* [DESCRIPTION OF THE TASK]:
Quote the data exactly, first line to the line containing "plt.rcParams['font.family'] = ['Liberation", with no pictures.
--- begin ---
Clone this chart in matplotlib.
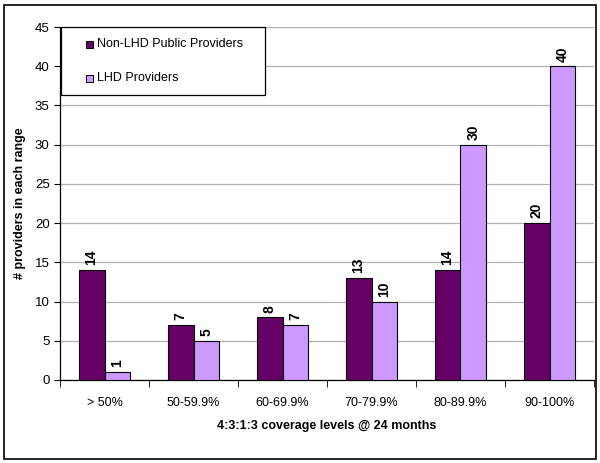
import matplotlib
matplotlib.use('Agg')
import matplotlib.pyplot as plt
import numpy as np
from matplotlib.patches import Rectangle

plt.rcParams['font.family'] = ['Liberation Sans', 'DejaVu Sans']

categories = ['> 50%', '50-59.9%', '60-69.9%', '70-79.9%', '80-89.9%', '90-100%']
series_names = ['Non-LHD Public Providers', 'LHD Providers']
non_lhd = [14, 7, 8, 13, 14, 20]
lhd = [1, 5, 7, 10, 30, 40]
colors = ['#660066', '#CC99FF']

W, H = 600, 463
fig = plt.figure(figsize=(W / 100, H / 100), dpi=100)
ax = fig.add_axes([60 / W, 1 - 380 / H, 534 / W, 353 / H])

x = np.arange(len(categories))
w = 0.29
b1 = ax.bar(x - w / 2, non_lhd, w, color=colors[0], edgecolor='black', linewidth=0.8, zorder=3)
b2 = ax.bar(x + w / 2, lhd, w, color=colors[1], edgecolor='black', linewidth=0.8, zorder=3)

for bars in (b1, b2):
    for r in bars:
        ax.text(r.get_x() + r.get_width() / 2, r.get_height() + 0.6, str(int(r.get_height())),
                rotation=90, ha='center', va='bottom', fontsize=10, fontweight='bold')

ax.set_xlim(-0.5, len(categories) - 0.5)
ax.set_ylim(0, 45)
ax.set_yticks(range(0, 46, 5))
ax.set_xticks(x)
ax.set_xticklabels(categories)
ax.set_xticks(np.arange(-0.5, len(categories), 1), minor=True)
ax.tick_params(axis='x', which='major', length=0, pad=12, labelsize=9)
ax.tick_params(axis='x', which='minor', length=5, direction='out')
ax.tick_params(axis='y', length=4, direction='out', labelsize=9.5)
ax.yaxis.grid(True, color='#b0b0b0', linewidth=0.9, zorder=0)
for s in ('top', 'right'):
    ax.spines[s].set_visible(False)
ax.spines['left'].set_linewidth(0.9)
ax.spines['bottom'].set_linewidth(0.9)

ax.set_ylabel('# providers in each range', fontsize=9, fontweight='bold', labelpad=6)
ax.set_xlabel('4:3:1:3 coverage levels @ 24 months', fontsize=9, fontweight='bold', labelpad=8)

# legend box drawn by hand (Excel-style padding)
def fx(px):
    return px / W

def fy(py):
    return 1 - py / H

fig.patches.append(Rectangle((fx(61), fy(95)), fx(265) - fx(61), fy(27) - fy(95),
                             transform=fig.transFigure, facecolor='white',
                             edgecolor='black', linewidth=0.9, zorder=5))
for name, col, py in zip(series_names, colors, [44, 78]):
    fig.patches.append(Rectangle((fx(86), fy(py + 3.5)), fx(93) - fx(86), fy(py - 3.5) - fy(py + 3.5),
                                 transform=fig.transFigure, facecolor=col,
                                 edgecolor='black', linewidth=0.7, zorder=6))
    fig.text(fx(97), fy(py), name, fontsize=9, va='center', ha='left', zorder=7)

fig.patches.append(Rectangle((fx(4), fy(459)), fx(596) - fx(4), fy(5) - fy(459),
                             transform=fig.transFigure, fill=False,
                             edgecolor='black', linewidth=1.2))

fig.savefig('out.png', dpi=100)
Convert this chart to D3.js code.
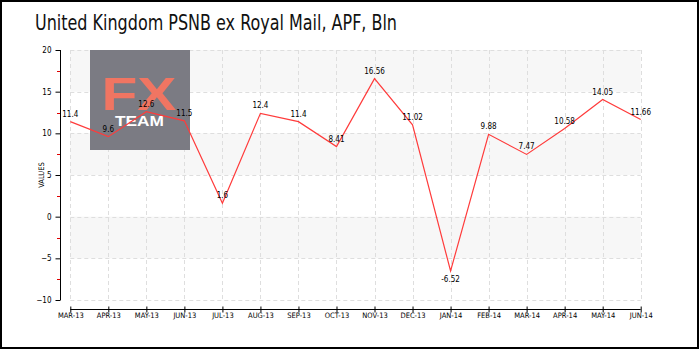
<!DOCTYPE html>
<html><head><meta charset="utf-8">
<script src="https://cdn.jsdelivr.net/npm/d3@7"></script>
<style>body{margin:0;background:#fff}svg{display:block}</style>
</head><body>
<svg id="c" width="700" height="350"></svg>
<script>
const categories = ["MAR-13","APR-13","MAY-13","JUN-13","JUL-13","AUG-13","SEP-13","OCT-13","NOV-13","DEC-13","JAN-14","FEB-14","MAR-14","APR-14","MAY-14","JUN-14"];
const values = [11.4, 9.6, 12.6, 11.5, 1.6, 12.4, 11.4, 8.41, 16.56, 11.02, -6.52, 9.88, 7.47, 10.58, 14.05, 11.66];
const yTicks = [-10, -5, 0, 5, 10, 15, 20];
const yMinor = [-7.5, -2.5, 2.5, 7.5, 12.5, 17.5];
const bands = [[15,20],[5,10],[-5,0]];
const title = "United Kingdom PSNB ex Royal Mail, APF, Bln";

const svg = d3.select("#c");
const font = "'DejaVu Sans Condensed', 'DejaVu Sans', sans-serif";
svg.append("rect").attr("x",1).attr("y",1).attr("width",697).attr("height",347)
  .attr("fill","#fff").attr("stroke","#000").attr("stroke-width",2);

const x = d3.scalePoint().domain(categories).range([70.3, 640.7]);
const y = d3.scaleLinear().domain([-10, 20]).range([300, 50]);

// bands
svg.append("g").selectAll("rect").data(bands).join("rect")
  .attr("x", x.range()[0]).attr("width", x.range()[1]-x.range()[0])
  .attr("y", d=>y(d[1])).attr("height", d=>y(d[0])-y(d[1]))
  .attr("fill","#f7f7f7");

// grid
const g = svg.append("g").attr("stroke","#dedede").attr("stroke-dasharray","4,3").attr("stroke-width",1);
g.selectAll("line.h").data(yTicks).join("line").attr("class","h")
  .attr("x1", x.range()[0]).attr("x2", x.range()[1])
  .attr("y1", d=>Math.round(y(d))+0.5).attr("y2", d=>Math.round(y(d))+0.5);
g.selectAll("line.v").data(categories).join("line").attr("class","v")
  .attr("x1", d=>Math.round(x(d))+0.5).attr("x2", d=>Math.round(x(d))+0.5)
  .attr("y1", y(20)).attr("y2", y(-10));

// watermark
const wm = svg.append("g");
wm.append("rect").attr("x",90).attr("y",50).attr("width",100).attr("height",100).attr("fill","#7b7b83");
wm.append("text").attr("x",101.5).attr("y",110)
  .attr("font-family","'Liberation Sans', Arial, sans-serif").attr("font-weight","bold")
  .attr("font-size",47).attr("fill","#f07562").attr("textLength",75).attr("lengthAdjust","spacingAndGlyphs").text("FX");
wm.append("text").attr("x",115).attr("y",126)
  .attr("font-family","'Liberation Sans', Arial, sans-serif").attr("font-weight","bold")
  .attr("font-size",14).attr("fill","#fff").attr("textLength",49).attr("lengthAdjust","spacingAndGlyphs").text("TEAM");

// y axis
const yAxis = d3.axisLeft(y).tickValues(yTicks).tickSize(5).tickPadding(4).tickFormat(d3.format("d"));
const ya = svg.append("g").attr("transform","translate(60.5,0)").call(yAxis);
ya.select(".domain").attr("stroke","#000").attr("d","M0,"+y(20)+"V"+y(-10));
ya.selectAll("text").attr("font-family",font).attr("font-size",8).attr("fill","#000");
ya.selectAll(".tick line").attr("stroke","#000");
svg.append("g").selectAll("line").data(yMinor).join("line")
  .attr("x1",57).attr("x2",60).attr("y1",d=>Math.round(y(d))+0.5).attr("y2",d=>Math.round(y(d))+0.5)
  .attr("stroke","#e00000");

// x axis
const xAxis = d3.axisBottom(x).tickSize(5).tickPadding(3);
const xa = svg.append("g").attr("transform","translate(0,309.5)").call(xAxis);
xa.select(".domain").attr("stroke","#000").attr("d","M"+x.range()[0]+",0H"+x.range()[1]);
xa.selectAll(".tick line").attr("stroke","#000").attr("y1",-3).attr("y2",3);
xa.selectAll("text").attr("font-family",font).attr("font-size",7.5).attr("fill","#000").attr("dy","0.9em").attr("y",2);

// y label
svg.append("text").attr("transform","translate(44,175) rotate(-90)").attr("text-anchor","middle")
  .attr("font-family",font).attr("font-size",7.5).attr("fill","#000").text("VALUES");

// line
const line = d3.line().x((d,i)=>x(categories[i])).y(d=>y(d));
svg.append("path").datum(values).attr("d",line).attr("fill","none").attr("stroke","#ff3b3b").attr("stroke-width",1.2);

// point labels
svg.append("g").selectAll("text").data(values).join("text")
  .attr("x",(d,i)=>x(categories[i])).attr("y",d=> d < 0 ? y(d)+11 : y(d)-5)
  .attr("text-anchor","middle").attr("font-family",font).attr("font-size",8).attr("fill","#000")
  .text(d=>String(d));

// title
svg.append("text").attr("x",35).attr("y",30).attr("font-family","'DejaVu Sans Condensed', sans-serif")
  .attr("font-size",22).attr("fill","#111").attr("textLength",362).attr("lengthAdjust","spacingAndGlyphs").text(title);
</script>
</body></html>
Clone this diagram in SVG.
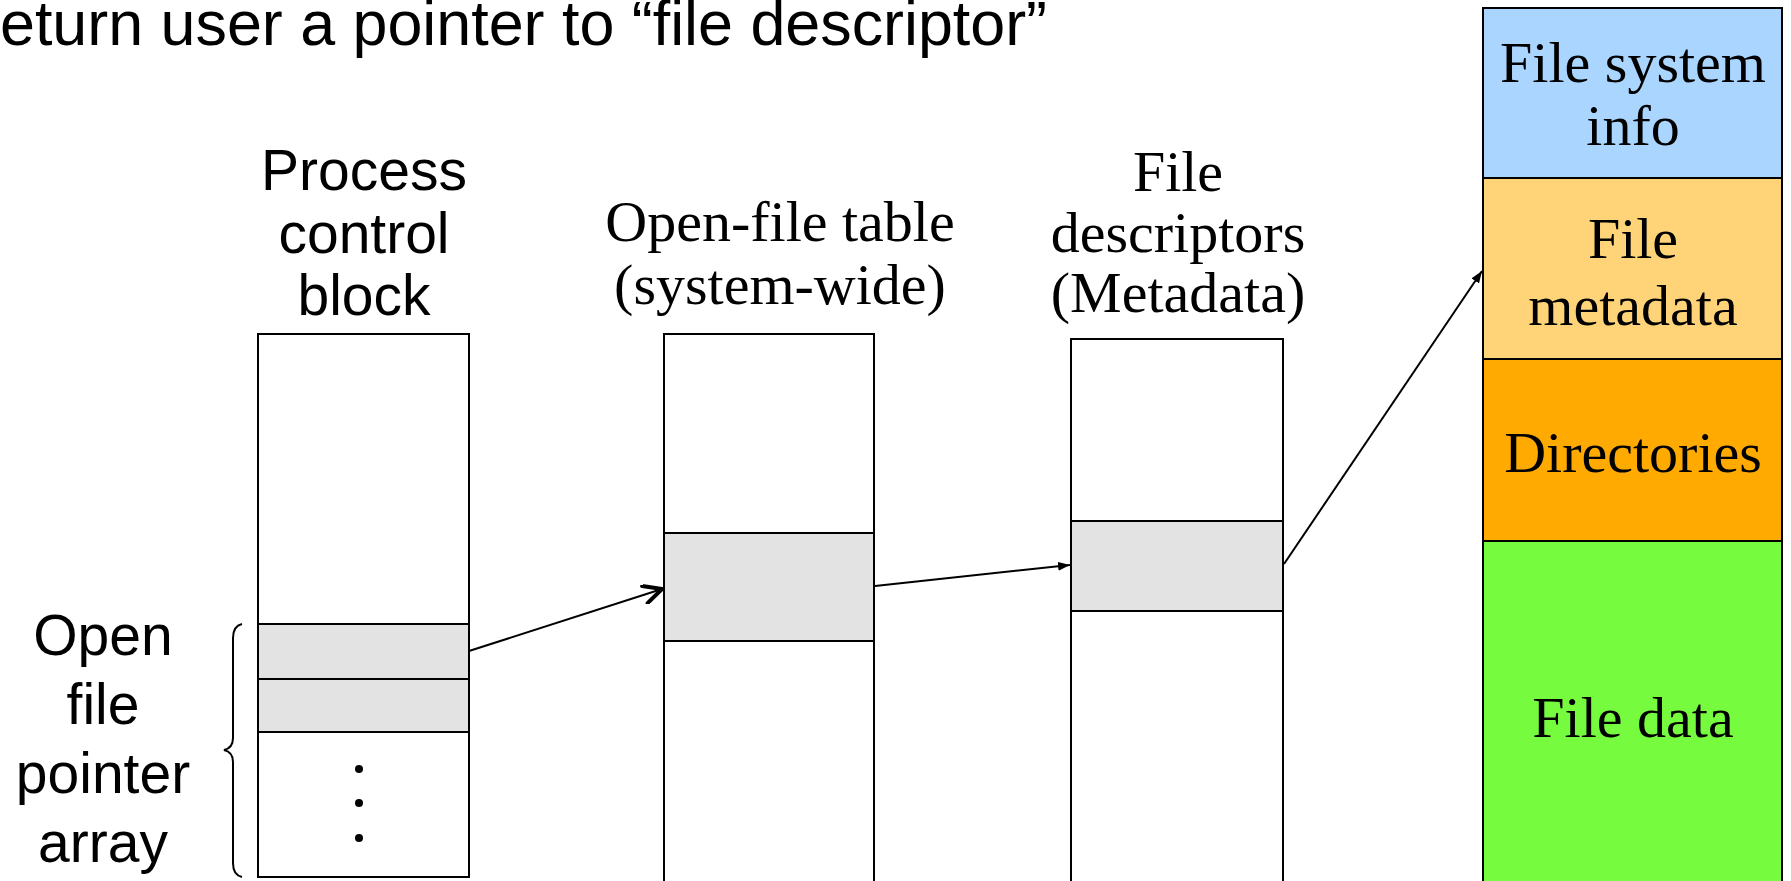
--- end ---
* [THE RESULT]:
Clone this chart in matplotlib.
import matplotlib
matplotlib.use('Agg')
import matplotlib.pyplot as plt
import numpy as np
from matplotlib.patches import Rectangle

plt.rcParams['font.family'] = ['Liberation Sans', 'DejaVu Sans']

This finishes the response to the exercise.